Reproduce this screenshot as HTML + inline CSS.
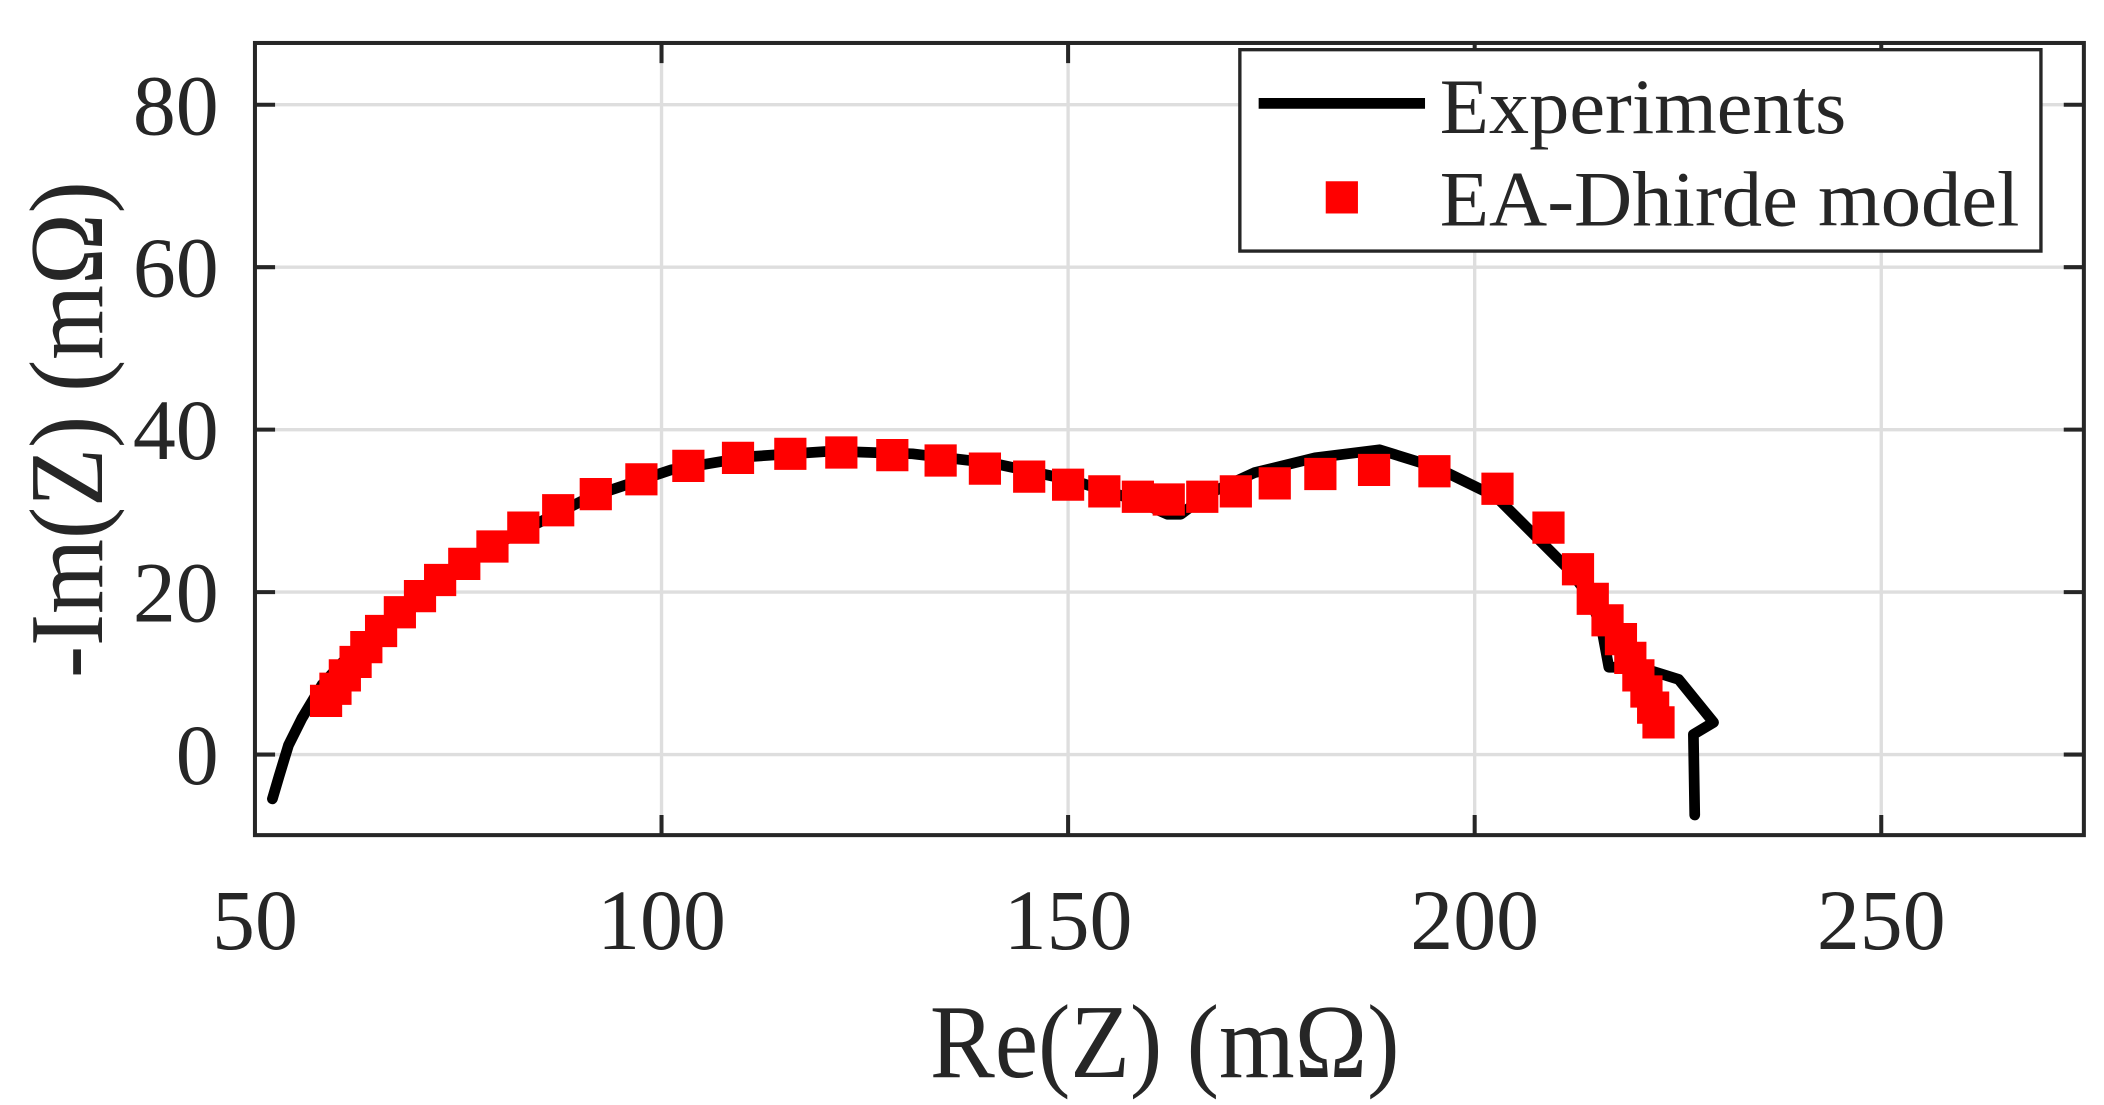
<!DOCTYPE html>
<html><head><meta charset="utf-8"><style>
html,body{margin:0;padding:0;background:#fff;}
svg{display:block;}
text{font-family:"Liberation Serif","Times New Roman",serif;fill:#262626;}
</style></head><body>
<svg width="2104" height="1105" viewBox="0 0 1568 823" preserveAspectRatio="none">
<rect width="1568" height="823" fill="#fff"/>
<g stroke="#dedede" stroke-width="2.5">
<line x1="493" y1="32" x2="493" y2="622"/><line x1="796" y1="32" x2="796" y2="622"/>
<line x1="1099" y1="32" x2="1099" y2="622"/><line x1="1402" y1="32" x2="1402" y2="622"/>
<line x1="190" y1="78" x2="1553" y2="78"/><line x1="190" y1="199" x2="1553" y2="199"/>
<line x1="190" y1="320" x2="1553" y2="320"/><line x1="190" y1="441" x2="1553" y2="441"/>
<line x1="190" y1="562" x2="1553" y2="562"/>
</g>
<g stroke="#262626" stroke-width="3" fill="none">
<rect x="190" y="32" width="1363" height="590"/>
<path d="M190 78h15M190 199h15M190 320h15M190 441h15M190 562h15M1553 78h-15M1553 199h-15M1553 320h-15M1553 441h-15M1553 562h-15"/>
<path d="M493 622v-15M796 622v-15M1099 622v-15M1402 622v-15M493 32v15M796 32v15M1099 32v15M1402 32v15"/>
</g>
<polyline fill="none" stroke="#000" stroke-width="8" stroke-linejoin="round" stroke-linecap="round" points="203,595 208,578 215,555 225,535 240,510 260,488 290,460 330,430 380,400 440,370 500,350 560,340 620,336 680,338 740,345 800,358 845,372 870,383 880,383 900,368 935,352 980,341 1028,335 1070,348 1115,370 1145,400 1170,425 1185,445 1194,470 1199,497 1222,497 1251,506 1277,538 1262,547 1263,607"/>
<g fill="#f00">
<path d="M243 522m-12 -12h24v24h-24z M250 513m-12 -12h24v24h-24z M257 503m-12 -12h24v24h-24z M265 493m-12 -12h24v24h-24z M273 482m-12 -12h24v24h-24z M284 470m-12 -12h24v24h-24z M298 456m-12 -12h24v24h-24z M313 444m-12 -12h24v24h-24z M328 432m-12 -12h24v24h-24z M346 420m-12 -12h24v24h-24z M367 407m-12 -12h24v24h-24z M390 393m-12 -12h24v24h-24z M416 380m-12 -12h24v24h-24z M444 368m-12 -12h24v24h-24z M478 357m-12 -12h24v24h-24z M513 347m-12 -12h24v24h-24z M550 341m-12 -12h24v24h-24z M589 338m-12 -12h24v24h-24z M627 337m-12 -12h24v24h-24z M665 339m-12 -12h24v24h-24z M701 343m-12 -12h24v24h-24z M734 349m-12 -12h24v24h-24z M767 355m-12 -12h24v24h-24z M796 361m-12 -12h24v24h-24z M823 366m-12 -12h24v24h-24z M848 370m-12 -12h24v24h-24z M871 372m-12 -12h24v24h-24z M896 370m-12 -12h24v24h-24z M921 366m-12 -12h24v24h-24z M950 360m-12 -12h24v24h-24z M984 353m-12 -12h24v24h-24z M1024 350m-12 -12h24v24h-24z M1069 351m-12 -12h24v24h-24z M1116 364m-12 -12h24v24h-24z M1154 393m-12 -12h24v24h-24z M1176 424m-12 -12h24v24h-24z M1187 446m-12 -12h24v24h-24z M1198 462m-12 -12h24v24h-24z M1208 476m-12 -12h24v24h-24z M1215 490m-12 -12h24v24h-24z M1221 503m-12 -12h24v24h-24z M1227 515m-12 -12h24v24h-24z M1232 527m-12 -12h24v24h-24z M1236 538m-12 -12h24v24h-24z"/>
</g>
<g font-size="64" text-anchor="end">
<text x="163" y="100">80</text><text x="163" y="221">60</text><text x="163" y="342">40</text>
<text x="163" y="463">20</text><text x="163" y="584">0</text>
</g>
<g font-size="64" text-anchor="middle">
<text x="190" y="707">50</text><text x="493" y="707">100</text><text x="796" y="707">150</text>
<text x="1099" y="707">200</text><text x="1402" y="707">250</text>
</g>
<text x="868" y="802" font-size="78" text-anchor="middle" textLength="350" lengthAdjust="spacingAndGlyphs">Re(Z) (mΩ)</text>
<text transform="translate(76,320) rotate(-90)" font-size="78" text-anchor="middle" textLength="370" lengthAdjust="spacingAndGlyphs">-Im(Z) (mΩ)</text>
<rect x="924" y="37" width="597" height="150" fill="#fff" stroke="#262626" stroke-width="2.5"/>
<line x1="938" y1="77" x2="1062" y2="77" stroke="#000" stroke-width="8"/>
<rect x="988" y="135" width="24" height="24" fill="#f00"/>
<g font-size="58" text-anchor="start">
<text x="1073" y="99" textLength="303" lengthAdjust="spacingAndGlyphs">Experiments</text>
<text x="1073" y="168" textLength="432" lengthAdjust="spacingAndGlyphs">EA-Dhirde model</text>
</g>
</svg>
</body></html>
- - -
### [PROMPT]
Reproduce each line exactly, please, except for any pictures.

### [PROBLEM SOLUTION]
Reproduce this screenshot as HTML + inline CSS.
<!DOCTYPE html>
<html><head><meta charset="utf-8"><style>
html,body{margin:0;padding:0;background:#fff;}
svg{display:block;}
text{font-family:"Liberation Serif","Times New Roman",serif;fill:#262626;}
</style></head><body>
<svg width="2104" height="1105" viewBox="0 0 1568 823" preserveAspectRatio="none">
<rect width="1568" height="823" fill="#fff"/>
<g stroke="#dedede" stroke-width="2.5">
<line x1="493" y1="32" x2="493" y2="622"/><line x1="796" y1="32" x2="796" y2="622"/>
<line x1="1099" y1="32" x2="1099" y2="622"/><line x1="1402" y1="32" x2="1402" y2="622"/>
<line x1="190" y1="78" x2="1553" y2="78"/><line x1="190" y1="199" x2="1553" y2="199"/>
<line x1="190" y1="320" x2="1553" y2="320"/><line x1="190" y1="441" x2="1553" y2="441"/>
<line x1="190" y1="562" x2="1553" y2="562"/>
</g>
<g stroke="#262626" stroke-width="3" fill="none">
<rect x="190" y="32" width="1363" height="590"/>
<path d="M190 78h15M190 199h15M190 320h15M190 441h15M190 562h15M1553 78h-15M1553 199h-15M1553 320h-15M1553 441h-15M1553 562h-15"/>
<path d="M493 622v-15M796 622v-15M1099 622v-15M1402 622v-15M493 32v15M796 32v15M1099 32v15M1402 32v15"/>
</g>
<polyline fill="none" stroke="#000" stroke-width="8" stroke-linejoin="round" stroke-linecap="round" points="203,595 208,578 215,555 225,535 240,510 260,488 290,460 330,430 380,400 440,370 500,350 560,340 620,336 680,338 740,345 800,358 845,372 870,383 880,383 900,368 935,352 980,341 1028,335 1070,348 1115,370 1145,400 1170,425 1185,445 1194,470 1199,497 1222,497 1251,506 1277,538 1262,547 1263,607"/>
<g fill="#f00">
<path d="M243 522m-12 -12h24v24h-24z M250 513m-12 -12h24v24h-24z M257 503m-12 -12h24v24h-24z M265 493m-12 -12h24v24h-24z M273 482m-12 -12h24v24h-24z M284 470m-12 -12h24v24h-24z M298 456m-12 -12h24v24h-24z M313 444m-12 -12h24v24h-24z M328 432m-12 -12h24v24h-24z M346 420m-12 -12h24v24h-24z M367 407m-12 -12h24v24h-24z M390 393m-12 -12h24v24h-24z M416 380m-12 -12h24v24h-24z M444 368m-12 -12h24v24h-24z M478 357m-12 -12h24v24h-24z M513 347m-12 -12h24v24h-24z M550 341m-12 -12h24v24h-24z M589 338m-12 -12h24v24h-24z M627 337m-12 -12h24v24h-24z M665 339m-12 -12h24v24h-24z M701 343m-12 -12h24v24h-24z M734 349m-12 -12h24v24h-24z M767 355m-12 -12h24v24h-24z M796 361m-12 -12h24v24h-24z M823 366m-12 -12h24v24h-24z M848 370m-12 -12h24v24h-24z M871 372m-12 -12h24v24h-24z M896 370m-12 -12h24v24h-24z M921 366m-12 -12h24v24h-24z M950 360m-12 -12h24v24h-24z M984 353m-12 -12h24v24h-24z M1024 350m-12 -12h24v24h-24z M1069 351m-12 -12h24v24h-24z M1116 364m-12 -12h24v24h-24z M1154 393m-12 -12h24v24h-24z M1176 424m-12 -12h24v24h-24z M1187 446m-12 -12h24v24h-24z M1198 462m-12 -12h24v24h-24z M1208 476m-12 -12h24v24h-24z M1215 490m-12 -12h24v24h-24z M1221 503m-12 -12h24v24h-24z M1227 515m-12 -12h24v24h-24z M1232 527m-12 -12h24v24h-24z M1236 538m-12 -12h24v24h-24z"/>
</g>
<g font-size="64" text-anchor="end">
<text x="163" y="100">80</text><text x="163" y="221">60</text><text x="163" y="342">40</text>
<text x="163" y="463">20</text><text x="163" y="584">0</text>
</g>
<g font-size="64" text-anchor="middle">
<text x="190" y="707">50</text><text x="493" y="707">100</text><text x="796" y="707">150</text>
<text x="1099" y="707">200</text><text x="1402" y="707">250</text>
</g>
<text x="868" y="802" font-size="78" text-anchor="middle" textLength="350" lengthAdjust="spacingAndGlyphs">Re(Z) (mΩ)</text>
<text transform="translate(76,320) rotate(-90)" font-size="78" text-anchor="middle" textLength="370" lengthAdjust="spacingAndGlyphs">-Im(Z) (mΩ)</text>
<rect x="924" y="37" width="597" height="150" fill="#fff" stroke="#262626" stroke-width="2.5"/>
<line x1="938" y1="77" x2="1062" y2="77" stroke="#000" stroke-width="8"/>
<rect x="988" y="135" width="24" height="24" fill="#f00"/>
<g font-size="58" text-anchor="start">
<text x="1073" y="99" textLength="303" lengthAdjust="spacingAndGlyphs">Experiments</text>
<text x="1073" y="168" textLength="432" lengthAdjust="spacingAndGlyphs">EA-Dhirde model</text>
</g>
</svg>
</body></html>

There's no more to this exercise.